[R-sig-ME] generalized mixed linear models, glmmPQL and GLMER give very different results that both do not fit the data well...
Douglas Bates
bates at stat.wisc.edu
Mon Mar 21 18:36:09 CET 2011
On Sat, Mar 19, 2011 at 6:17 AM, Franssens, Samuel
<Samuel.Franssens at econ.kuleuven.be> wrote:
> Thanks for the insightful reply! I've studied linear mixed models at undergraduate level, but I was unfamiliar with GLMMs. It was kind of hard at first to find out how to analyze these data, but I'm glad I found this group. I'm also trying to read the book on ecology by Zuur (2009).
> My data come from an experiment in which people have to solve two types of reasoning problems, 4 of each kind. The noconflict problems are filler problems which are very easy, the conflict problems are harder, some people will get all 4 wrong, some will get all 4 right. I could leave the no conflict problems out of the analysis, but I want to conclude that the power manipulation had no effect on performance on noconflict problems, but it did on the conflict problems (to rule out alternative explanations such as decreased motivation/attention). I think an analysis on the full data set is preferred over 2 separate analyses per problem type.
Unfortunately the results don't indicate an interaction between the
power manipulation and the conflict/noconflict nature of the question.

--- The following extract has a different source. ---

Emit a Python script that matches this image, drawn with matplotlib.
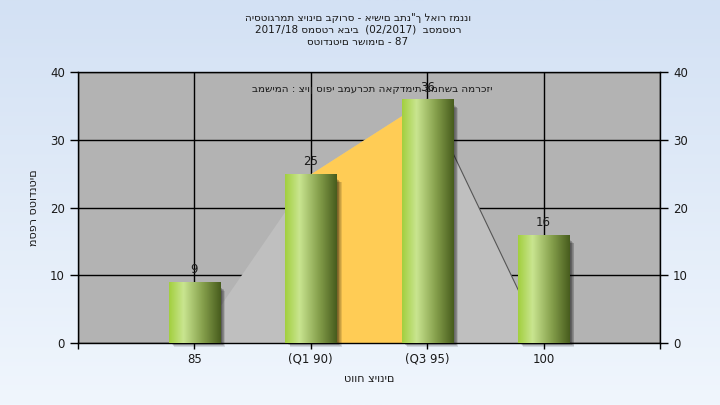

I would agree that in general we prefer to do an "omnibus" analysis
incorporating all the observed data. Unfortunately with a binary
response there can be circumstances where you can't really get that
much out of the data, precisely because it is so homogeneous.
Paradoxically the difficult cases to fit with generalized linear
models are those where the "signal" is very strong - the so-called
complete separation cases. In this case having almost all of the
noconflict questions answered correctly means that you get very little
information from those responses.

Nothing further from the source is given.